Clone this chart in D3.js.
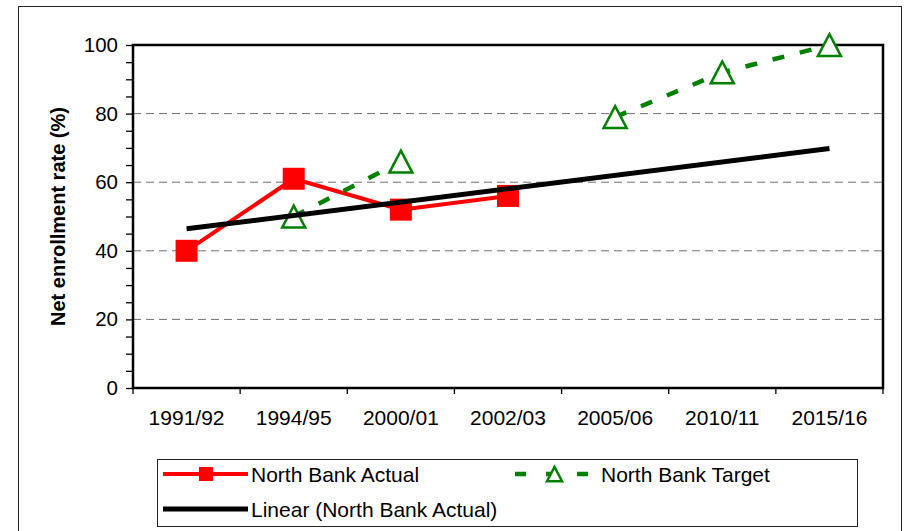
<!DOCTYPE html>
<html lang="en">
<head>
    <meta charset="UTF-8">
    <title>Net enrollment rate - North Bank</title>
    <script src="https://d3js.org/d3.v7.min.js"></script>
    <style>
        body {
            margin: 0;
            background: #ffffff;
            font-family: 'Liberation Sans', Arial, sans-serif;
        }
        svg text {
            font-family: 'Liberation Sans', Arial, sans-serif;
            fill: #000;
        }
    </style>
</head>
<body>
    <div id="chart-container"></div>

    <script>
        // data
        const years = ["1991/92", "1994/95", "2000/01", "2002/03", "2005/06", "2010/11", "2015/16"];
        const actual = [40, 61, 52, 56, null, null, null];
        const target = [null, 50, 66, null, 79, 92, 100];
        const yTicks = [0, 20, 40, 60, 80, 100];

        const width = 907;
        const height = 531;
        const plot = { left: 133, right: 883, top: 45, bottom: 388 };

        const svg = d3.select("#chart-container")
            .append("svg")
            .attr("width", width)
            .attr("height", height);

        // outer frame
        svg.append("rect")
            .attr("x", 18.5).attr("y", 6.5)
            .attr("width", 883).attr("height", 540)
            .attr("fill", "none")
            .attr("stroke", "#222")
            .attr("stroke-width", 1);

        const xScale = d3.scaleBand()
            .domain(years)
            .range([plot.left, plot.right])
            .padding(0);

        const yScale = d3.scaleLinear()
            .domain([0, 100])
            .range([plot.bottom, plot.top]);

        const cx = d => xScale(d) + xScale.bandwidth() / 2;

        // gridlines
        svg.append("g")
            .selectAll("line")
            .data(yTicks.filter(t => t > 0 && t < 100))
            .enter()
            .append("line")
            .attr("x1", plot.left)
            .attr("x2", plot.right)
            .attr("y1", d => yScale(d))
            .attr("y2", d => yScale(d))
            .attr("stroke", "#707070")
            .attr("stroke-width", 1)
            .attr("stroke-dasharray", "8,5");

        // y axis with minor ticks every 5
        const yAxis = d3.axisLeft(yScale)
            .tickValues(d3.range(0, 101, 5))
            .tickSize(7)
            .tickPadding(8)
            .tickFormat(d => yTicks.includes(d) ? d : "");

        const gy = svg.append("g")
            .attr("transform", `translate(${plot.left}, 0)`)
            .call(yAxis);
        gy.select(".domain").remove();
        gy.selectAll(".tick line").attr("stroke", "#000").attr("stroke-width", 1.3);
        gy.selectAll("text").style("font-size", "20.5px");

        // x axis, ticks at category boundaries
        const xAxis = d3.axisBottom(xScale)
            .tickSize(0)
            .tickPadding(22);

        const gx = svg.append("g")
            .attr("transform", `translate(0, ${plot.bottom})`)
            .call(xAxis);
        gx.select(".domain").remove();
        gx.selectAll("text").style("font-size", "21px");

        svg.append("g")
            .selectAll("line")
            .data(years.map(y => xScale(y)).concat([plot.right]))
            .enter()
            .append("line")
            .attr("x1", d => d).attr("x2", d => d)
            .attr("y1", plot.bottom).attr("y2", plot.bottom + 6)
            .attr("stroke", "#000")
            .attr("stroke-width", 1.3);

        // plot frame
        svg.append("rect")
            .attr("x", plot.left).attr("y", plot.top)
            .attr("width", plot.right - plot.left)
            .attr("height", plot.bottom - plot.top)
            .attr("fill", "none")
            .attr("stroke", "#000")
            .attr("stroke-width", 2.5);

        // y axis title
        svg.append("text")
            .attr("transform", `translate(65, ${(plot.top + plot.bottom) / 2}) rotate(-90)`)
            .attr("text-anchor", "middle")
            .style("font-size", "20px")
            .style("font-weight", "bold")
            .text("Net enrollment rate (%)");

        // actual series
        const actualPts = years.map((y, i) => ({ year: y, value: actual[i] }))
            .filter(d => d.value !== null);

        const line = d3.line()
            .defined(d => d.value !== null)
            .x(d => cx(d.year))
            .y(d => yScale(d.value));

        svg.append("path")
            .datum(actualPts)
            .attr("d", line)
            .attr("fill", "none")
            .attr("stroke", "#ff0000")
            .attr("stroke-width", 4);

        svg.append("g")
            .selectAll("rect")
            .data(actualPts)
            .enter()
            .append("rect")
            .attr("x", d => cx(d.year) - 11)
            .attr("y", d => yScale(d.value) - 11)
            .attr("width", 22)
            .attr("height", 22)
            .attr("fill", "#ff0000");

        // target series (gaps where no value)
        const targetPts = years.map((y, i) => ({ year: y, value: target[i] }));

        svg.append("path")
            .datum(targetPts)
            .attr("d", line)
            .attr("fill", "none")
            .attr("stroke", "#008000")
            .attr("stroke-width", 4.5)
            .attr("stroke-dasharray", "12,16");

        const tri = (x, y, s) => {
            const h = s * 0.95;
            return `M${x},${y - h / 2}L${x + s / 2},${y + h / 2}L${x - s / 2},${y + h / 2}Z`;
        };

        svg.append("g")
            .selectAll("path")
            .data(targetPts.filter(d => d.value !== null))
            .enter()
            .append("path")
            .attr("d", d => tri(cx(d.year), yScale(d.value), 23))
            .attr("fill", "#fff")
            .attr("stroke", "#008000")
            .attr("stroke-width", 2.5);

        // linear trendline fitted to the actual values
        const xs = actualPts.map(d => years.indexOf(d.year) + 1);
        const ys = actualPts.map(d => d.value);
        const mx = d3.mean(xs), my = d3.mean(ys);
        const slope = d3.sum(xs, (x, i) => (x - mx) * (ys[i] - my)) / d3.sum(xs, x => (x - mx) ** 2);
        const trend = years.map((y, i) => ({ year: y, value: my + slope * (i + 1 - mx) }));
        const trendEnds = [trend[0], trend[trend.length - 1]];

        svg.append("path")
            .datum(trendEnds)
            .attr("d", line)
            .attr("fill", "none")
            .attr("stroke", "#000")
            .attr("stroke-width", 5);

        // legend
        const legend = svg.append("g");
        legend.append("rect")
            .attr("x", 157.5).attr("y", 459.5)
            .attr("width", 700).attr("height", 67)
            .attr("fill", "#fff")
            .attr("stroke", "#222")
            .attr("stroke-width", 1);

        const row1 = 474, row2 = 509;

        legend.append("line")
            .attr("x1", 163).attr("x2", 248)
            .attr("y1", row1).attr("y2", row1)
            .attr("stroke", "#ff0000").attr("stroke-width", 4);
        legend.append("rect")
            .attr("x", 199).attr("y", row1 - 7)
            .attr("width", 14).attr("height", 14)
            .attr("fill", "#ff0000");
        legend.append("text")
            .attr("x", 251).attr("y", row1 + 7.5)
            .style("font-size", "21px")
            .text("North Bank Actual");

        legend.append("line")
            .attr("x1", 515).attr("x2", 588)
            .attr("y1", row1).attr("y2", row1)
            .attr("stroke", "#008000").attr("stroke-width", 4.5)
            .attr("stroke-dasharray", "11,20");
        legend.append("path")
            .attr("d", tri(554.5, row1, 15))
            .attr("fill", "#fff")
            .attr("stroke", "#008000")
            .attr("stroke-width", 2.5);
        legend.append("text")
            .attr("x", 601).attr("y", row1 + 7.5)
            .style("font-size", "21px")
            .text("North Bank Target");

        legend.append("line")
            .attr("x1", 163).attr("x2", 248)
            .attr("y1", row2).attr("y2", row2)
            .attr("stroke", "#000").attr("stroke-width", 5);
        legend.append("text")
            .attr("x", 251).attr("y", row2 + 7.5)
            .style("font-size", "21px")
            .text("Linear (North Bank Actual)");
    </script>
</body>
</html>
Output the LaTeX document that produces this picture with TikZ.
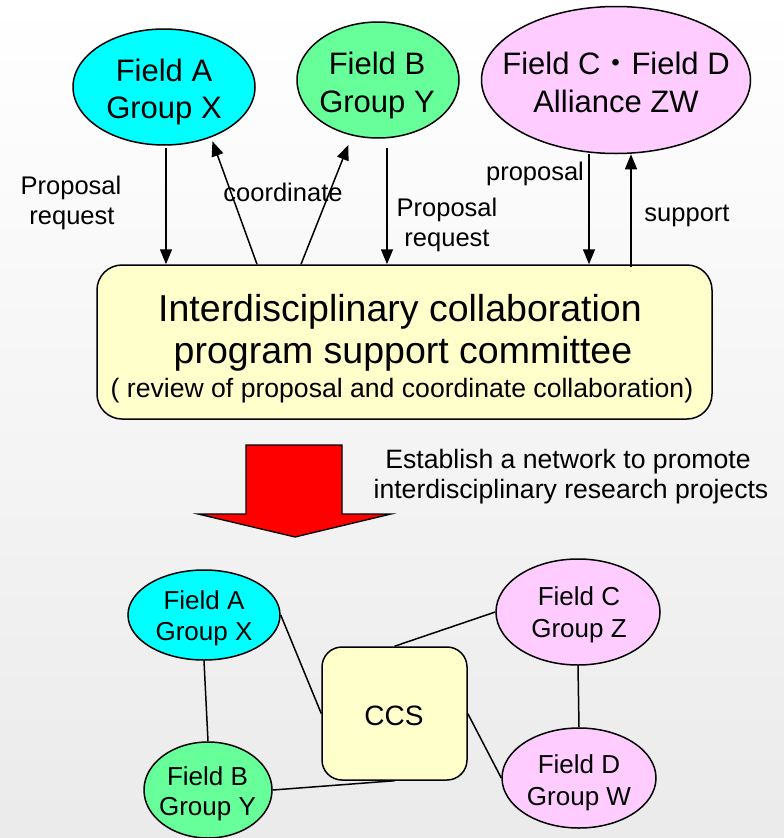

================================

§ Aim
Retype the listing exactly. Pictures do not belong in the copy.

§ Finished task
Clone this chart in D3.js.
<!DOCTYPE html>
<html lang="en">
<head>
    <meta charset="UTF-8">
    <title>Net enrollment rate - North Bank</title>
    <script src="https://d3js.org/d3.v7.min.js"></script>
    <style>
        body {
            margin: 0;
            background: #ffffff;
            font-family: 'Liberation Sans', Arial, sans-serif;
        }
        svg text {
            font-family: 'Liberation Sans', Arial, sans-serif;
            fill: #000;
        }
    </style>
</head>
<body>
    <div id="chart-container"></div>

    <script>
        // data
        const years = ["1991/92", "1994/95", "2000/01", "2002/03", "2005/06", "2010/11", "2015/16"];
        const actual = [40, 61, 52, 56, null, null, null];
        const target = [null, 50, 66, null, 79, 92, 100];
        const yTicks = [0, 20, 40, 60, 80, 100];

        const width = 907;
        const height = 531;
        const plot = { left: 133, right: 883, top: 45, bottom: 388 };

        const svg = d3.select("#chart-container")
            .append("svg")
            .attr("width", width)
            .attr("height", height);

        // outer frame
        svg.append("rect")
            .attr("x", 18.5).attr("y", 6.5)
            .attr("width", 883).attr("height", 540)
            .attr("fill", "none")
            .attr("stroke", "#222")
            .attr("stroke-width", 1);

        const xScale = d3.scaleBand()
            .domain(years)
            .range([plot.left, plot.right])
            .padding(0);

        const yScale = d3.scaleLinear()
            .domain([0, 100])
            .range([plot.bottom, plot.top]);

        const cx = d => xScale(d) + xScale.bandwidth() / 2;

        // gridlines
        svg.append("g")
            .selectAll("line")
            .data(yTicks.filter(t => t > 0 && t < 100))
            .enter()
            .append("line")
            .attr("x1", plot.left)
            .attr("x2", plot.right)
            .attr("y1", d => yScale(d))
            .attr("y2", d => yScale(d))
            .attr("stroke", "#707070")
            .attr("stroke-width", 1)
            .attr("stroke-dasharray", "8,5");

        // y axis with minor ticks every 5
        const yAxis = d3.axisLeft(yScale)
            .tickValues(d3.range(0, 101, 5))
            .tickSize(7)
            .tickPadding(8)
            .tickFormat(d => yTicks.includes(d) ? d : "");

        const gy = svg.append("g")
            .attr("transform", `translate(${plot.left}, 0)`)
            .call(yAxis);
        gy.select(".domain").remove();
        gy.selectAll(".tick line").attr("stroke", "#000").attr("stroke-width", 1.3);
        gy.selectAll("text").style("font-size", "20.5px");

        // x axis, ticks at category boundaries
        const xAxis = d3.axisBottom(xScale)
            .tickSize(0)
            .tickPadding(22);

        const gx = svg.append("g")
            .attr("transform", `translate(0, ${plot.bottom})`)
            .call(xAxis);
        gx.select(".domain").remove();
        gx.selectAll("text").style("font-size", "21px");

        svg.append("g")
            .selectAll("line")
            .data(years.map(y => xScale(y)).concat([plot.right]))
            .enter()
            .append("line")
            .attr("x1", d => d).attr("x2", d => d)
            .attr("y1", plot.bottom).attr("y2", plot.bottom + 6)
            .attr("stroke", "#000")
            .attr("stroke-width", 1.3);

        // plot frame
        svg.append("rect")
            .attr("x", plot.left).attr("y", plot.top)
            .attr("width", plot.right - plot.left)
            .attr("height", plot.bottom - plot.top)
            .attr("fill", "none")
            .attr("stroke", "#000")
            .attr("stroke-width", 2.5);

        // y axis title
        svg.append("text")
            .attr("transform", `translate(65, ${(plot.top + plot.bottom) / 2}) rotate(-90)`)
            .attr("text-anchor", "middle")
            .style("font-size", "20px")
            .style("font-weight", "bold")
            .text("Net enrollment rate (%)");

        // actual series
        const actualPts = years.map((y, i) => ({ year: y, value: actual[i] }))
            .filter(d => d.value !== null);

        const line = d3.line()
            .defined(d => d.value !== null)
            .x(d => cx(d.year))
            .y(d => yScale(d.value));

        svg.append("path")
            .datum(actualPts)
            .attr("d", line)
            .attr("fill", "none")
            .attr("stroke", "#ff0000")
            .attr("stroke-width", 4);

        svg.append("g")
            .selectAll("rect")
            .data(actualPts)
            .enter()
            .append("rect")
            .attr("x", d => cx(d.year) - 11)
            .attr("y", d => yScale(d.value) - 11)
            .attr("width", 22)
            .attr("height", 22)
            .attr("fill", "#ff0000");

        // target series (gaps where no value)
        const targetPts = years.map((y, i) => ({ year: y, value: target[i] }));

        svg.append("path")
            .datum(targetPts)
            .attr("d", line)
            .attr("fill", "none")
            .attr("stroke", "#008000")
            .attr("stroke-width", 4.5)
            .attr("stroke-dasharray", "12,16");

        const tri = (x, y, s) => {
            const h = s * 0.95;
            return `M${x},${y - h / 2}L${x + s / 2},${y + h / 2}L${x - s / 2},${y + h / 2}Z`;
        };

        svg.append("g")
            .selectAll("path")
            .data(targetPts.filter(d => d.value !== null))
            .enter()
            .append("path")
            .attr("d", d => tri(cx(d.year), yScale(d.value), 23))
            .attr("fill", "#fff")
            .attr("stroke", "#008000")
            .attr("stroke-width", 2.5);

        // linear trendline fitted to the actual values
        const xs = actualPts.map(d => years.indexOf(d.year) + 1);
        const ys = actualPts.map(d => d.value);
        const mx = d3.mean(xs), my = d3.mean(ys);
        const slope = d3.sum(xs, (x, i) => (x - mx) * (ys[i] - my)) / d3.sum(xs, x => (x - mx) ** 2);
        const trend = years.map((y, i) => ({ year: y, value: my + slope * (i + 1 - mx) }));
        const trendEnds = [trend[0], trend[trend.length - 1]];

        svg.append("path")
            .datum(trendEnds)
            .attr("d", line)
            .attr("fill", "none")
            .attr("stroke", "#000")
            .attr("stroke-width", 5);

        // legend
        const legend = svg.append("g");
        legend.append("rect")
            .attr("x", 157.5).attr("y", 459.5)
            .attr("width", 700).attr("height", 67)
            .attr("fill", "#fff")
            .attr("stroke", "#222")
            .attr("stroke-width", 1);

        const row1 = 474, row2 = 509;

        legend.append("line")
            .attr("x1", 163).attr("x2", 248)
            .attr("y1", row1).attr("y2", row1)
            .attr("stroke", "#ff0000").attr("stroke-width", 4);
        legend.append("rect")
            .attr("x", 199).attr("y", row1 - 7)
            .attr("width", 14).attr("height", 14)
            .attr("fill", "#ff0000");
        legend.append("text")
            .attr("x", 251).attr("y", row1 + 7.5)
            .style("font-size", "21px")
            .text("North Bank Actual");

        legend.append("line")
            .attr("x1", 515).attr("x2", 588)
            .attr("y1", row1).attr("y2", row1)
            .attr("stroke", "#008000").attr("stroke-width", 4.5)
            .attr("stroke-dasharray", "11,20");
        legend.append("path")
            .attr("d", tri(554.5, row1, 15))
            .attr("fill", "#fff")
            .attr("stroke", "#008000")
            .attr("stroke-width", 2.5);
        legend.append("text")
            .attr("x", 601).attr("y", row1 + 7.5)
            .style("font-size", "21px")
            .text("North Bank Target");

        legend.append("line")
            .attr("x1", 163).attr("x2", 248)
            .attr("y1", row2).attr("y2", row2)
            .attr("stroke", "#000").attr("stroke-width", 5);
        legend.append("text")
            .attr("x", 251).attr("y", row2 + 7.5)
            .style("font-size", "21px")
            .text("Linear (North Bank Actual)");
    </script>
</body>
</html>
Output the LaTeX document that produces this picture with TikZ.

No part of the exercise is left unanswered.